Bartolini-Lucenti, along with co-author Bienvenido Martinez-Navarro from the Universitat Rovira i Virgili in Spain, speculate that Canis (Xenocyon) lycaonoides could be an ancestor species to African wild dogs living today and that it originated in eastern Asia. The new paper now appears in Scientific Reports.
The animal featured a shortened face—a feature shared with both extinct and modern wild dogs and “connected to the strength of the bite and the hypercarnivorous diet,” wrote Martinez-Navarro. If this creature was like other wild dogs, it likely had elongated legs well suited for tracking down prey.
It’s a neat find, but it’s the location of this discovery that’s of particular interest to the researchers. The Caucuses is sometimes referred to as the “gateway of Europe,” as it intersects with both Africa and Asia. At the same time, fossil evidence from Georgia points to the presence of early humans (probably Homo erectus) approximately 1.8 million years ago, which roughly coincides with the age of the new fossil.
“Dmanisi is an amazing place—basically a little piece of African ecology” that essentially “looks like East and South Africa in terms of its animals and environmental reconstruction,” said Hartstone-Rose. It’s also at a “geographic and temporal crossroad of the Old World,” so “describing a fantastic carnivore to go along with the amazing hominins from there is exciting,” he said.
Not only that, “hunting dogs are one of the most interesting modern dog species—the most hypercarnivorous, the best runners (they have anatomical adaptations for distance running that exceed any found in other dog species), and they occupy an interesting ecological niche near the top of the African [food web] along with lions, leopards, and hyenas,” wrote Hartstone-Rose. “While we know all of this about this amazing animal, their fossil record is convoluted and confusing. The authors of this paper are among the leaders that have, for decades, been trying to sort this mess out.”
Interestingly, as early humans were migrating from Africa into Europe and Asia, these wild dogs were making the same trek, though in the opposite direction. The social, cooperative, and altruistic nature of both humans and canids, the study authors argue, likely made these journeys possible.
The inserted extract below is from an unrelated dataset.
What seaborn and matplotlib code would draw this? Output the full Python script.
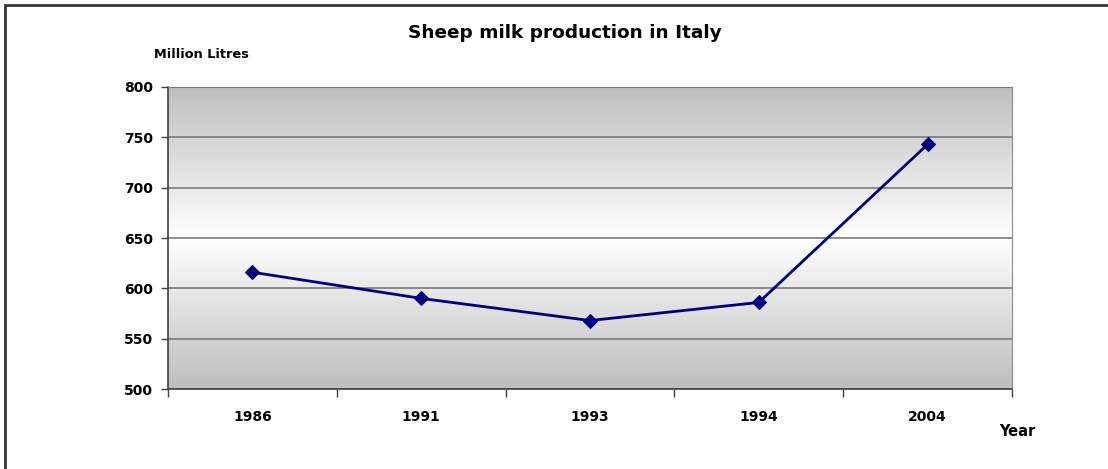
import numpy as np
import pandas as pd
import matplotlib
matplotlib.use("Agg")
import matplotlib.pyplot as plt
import seaborn as sns
from matplotlib.colors import LinearSegmentedColormap
from matplotlib.patches import Rectangle

years = ["1986", "1991", "1993", "1994", "2004"]
production = [616, 590, 568, 586, 743]
y_ticks = [500, 550, 600, 650, 700, 750, 800]

sns.set_style("white", {"text.color": "black", "xtick.color": "black",
                        "ytick.color": "black", "axes.labelcolor": "black"})
plt.rcParams['font.family'] = ['DejaVu Sans']
plt.rcParams['font.weight'] = 'bold'

df = pd.DataFrame({"Year": years, "Production": production})

fig = plt.figure(figsize=(11.08, 4.69), dpi=100)
ax = fig.add_axes([168 / 1108, 1 - 389 / 469, (1012 - 168) / 1108, (389 - 87) / 469])

# gray-white-gray background gradient
grad = LinearSegmentedColormap.from_list("bg", ["#bebebe", "#ffffff", "#bebebe"])
ax.imshow(np.linspace(0, 1, 256).reshape(-1, 1), cmap=grad, aspect="auto",
          extent=[0, 1, 0, 1], transform=ax.transAxes, zorder=0)

sns.lineplot(data=df, x="Year", y="Production", ax=ax, color="#000080",
             linewidth=2, marker="D", markersize=7.5, markeredgecolor="#000080",
             zorder=5)

ax.set_xlim(-0.5, len(years) - 0.5)
ax.set_ylim(500, 800)
ax.set_yticks(y_ticks)
ax.set_yticklabels([str(v) for v in y_ticks], fontsize=10, fontweight="bold")
for v in y_ticks:
    ax.axhline(v, color="#7a7a7a", linewidth=1.2, zorder=1)

ax.set_xticks(range(len(years)))
ax.set_xticklabels(years, fontsize=10, fontweight="bold")
ax.set_xticks(np.arange(-0.5, len(years), 1.0), minor=True)
ax.tick_params(axis="x", which="major", length=0, pad=15, bottom=True)
ax.tick_params(axis="x", which="minor", length=6, width=1, color="#404040",
               direction="out", bottom=True)
ax.tick_params(axis="y", which="major", length=5, width=1, color="#404040",
               direction="out", left=True, pad=6)
ax.set_xlabel("")
ax.set_ylabel("")

for side in ["left", "bottom"]:
    ax.spines[side].set_color("#404040")
    ax.spines[side].set_linewidth(1.2)
ax.spines["right"].set_color("#8a8a8a")
ax.spines["top"].set_color("#7a7a7a")

fig.text(565 / 1108, 1 - 33 / 469, "Sheep milk production in Italy",
         ha="center", va="center", fontsize=13.3, fontweight="bold")
fig.text(201 / 1108, 1 - 55 / 469, "Million Litres",
         ha="center", va="center", fontsize=9.3, fontweight="bold")
fig.text(1017 / 1108, 1 - 431 / 469, "Year",
         ha="center", va="center", fontsize=10.5, fontweight="bold")

# outer chart border (right/bottom edges cropped in the original)
fig.patches.append(Rectangle((5 / 1108, -0.1), 1.2, 1 - 5 / 469 + 0.1,
                             transform=fig.transFigure, fill=False,
                             edgecolor="#333333", linewidth=2))

fig.savefig("out.png", dpi=100)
Martinez-Navarro said it’s “fascinating to see how successful organisms” like early hominins and these wild dogs, “relied on other pack-member to survive, and how this behaviour helped them disperse from their centers of origin.”
Jaakko Pohjoismäki, a biologist from the University of Eastern Finland who wasn’t involved in the new study, thought it important to point out that the researchers, when referring to altruism, “mean mutual aid between the members of the group, not between groups or species.”
Although not discussed by the researchers, Pohjoismäki said it’s “tempting to speculate that this convergent social behaviour might be the basis for human-domestic dog cooperation as well.” Modern domesticated dogs are descended from Eurasian wolves—another social animal—and “they are not related to the species group discussed in the paper, apart from being canids,” he wrote in an email.
Early humans and wild dogs may have lived in the same vicinity during this time period, but as Hartstone-Rose pointed out, that doesn’t mean the dogs lived with humans.
“Think of it this way, if I am buried here in North Carolina, my bones might be found along with those of black bears and bobcats, even though I may never have even seen these animals near my home,” he explained. “Living alongside an animal does not necessarily imply interaction.”
Indeed, it seems unlikely that these two species cooperated with each other, and it seems more likely that humans were prey to these wolf-like hypercarnivores. Regardless, the new paper presents some interesting food for thought, and the fascinating possibility that early humans gazed upon dog-like creatures well over a million years before the rise of domesticated dogs.